The Munster centre missed six weeks after sustaining a knee injury in Ireland’s victory over Argentina last November; he probably would have played more than 13 games but for the enforced sabbatical. He averages 76 minutes per game played.

Average minutes

It’s still not the best though in terms of average minutes per match as that honour falls to provincial team-mate CJ Stander, who has played all 80-minutes in his 11 matches in Munster red so far this season, lying in 11th place overall. It’s a physical feat that almost rivals that of Rory Scannell, in terms of quality input, if not volume.

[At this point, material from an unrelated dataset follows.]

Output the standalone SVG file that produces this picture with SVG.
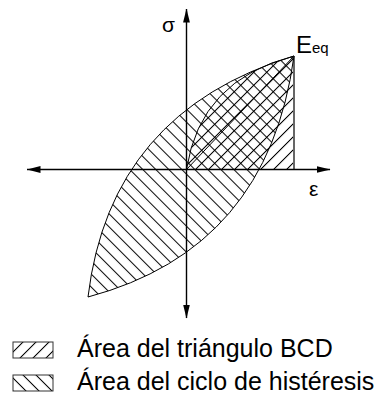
<svg xmlns="http://www.w3.org/2000/svg" width="390" height="410" viewBox="0 0 390 410">
<style>
.t{font-family:"Liberation Sans",Arial,sans-serif;fill:#000}
.ol{fill:none;stroke:#000;stroke-width:1}
.ax{fill:none;stroke:#000;stroke-width:1.4}
</style>
<defs>
<pattern id="hb" patternUnits="userSpaceOnUse" width="9.2" height="9.2" patternTransform="rotate(45)">
<line x1="0" y1="0.5" x2="9.2" y2="0.5" stroke="#000" stroke-width="1"/>
</pattern>
<pattern id="hf" patternUnits="userSpaceOnUse" width="9.2" height="9.2" patternTransform="rotate(-45)">
<line x1="0" y1="0.5" x2="9.2" y2="0.5" stroke="#000" stroke-width="1"/>
</pattern>
<marker id="ar" viewBox="0 0 14 8" refX="13.5" refY="4" markerWidth="14" markerHeight="8" markerUnits="userSpaceOnUse" orient="auto-start-reverse">
<path d="M0,0.6 L14,4 L0,7.4 Z" fill="#000"/>
</marker>
</defs>
<g id="hysteresis">
<path d="M88,297 Q110,112 294,56 Q268,249 88,297 Z" fill="url(#hb)" stroke="none"/>
</g>
<g id="triangle">
<path d="M186.5,169.5 Q200,80 294,56 L294,169.5 Z" fill="url(#hf)" stroke="none"/>
<path d="M186.5,169.5 Q200,80 294,56" class="ol"/>
<line x1="186.5" y1="169.5" x2="294" y2="56" stroke="#000" stroke-width="1"/>
<line x1="294" y1="56" x2="294" y2="169.5" stroke="#666" stroke-width="2"/>
</g>
<g id="loop">
<path d="M88,297 Q110,112 294,56 Q268,249 88,297 Z" class="ol"/>
</g>
<g id="connectors">
<line x1="27" y1="169.5" x2="330" y2="169.5" class="ax" marker-start="url(#ar)" marker-end="url(#ar)"/>
<line x1="186.5" y1="318" x2="186.5" y2="9" class="ax" marker-start="url(#ar)" marker-end="url(#ar)"/>
</g>
<g id="labels">
<text class="t" x="162" y="32" font-size="21">σ</text>
<text class="t" x="296" y="53" font-size="24">E<tspan font-size="15">eq</tspan></text>
<text class="t" x="309" y="196" font-size="21">ε</text>
</g>
<g id="legend-triangle">
<rect x="13" y="342" width="40" height="16" fill="url(#hf)" stroke="#333" stroke-width="1"/>
<text class="t" x="77" y="357" font-size="25">Área del triángulo BCD</text>
</g>
<g id="legend-loop">
<rect x="13" y="375" width="40" height="16" fill="url(#hb)" stroke="#333" stroke-width="1"/>
<text class="t" x="77" y="390" font-size="25">Área del ciclo de histéresis</text>
</g>
</svg>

Munster prop James Cronin has accumulated less minutes than any other player so far this season, primarily down to an injury ravaged season, but he could legitimately point out that his elevation to the Ireland squad to replace the unfortunate Dave Kilcoyne, endorses the calibre of his contribution.

Ireland captain Rory Best is another who has been plagued by injury, while former Ireland Under-20 captain James Ryan has been unlucky too albeit that he’s managed to line out in 10 matches for Leinster this season, while Jonathan Sexton’s managed eight games.

Sexton, Best and Stander all toured with the Lions to New Zealand last summer.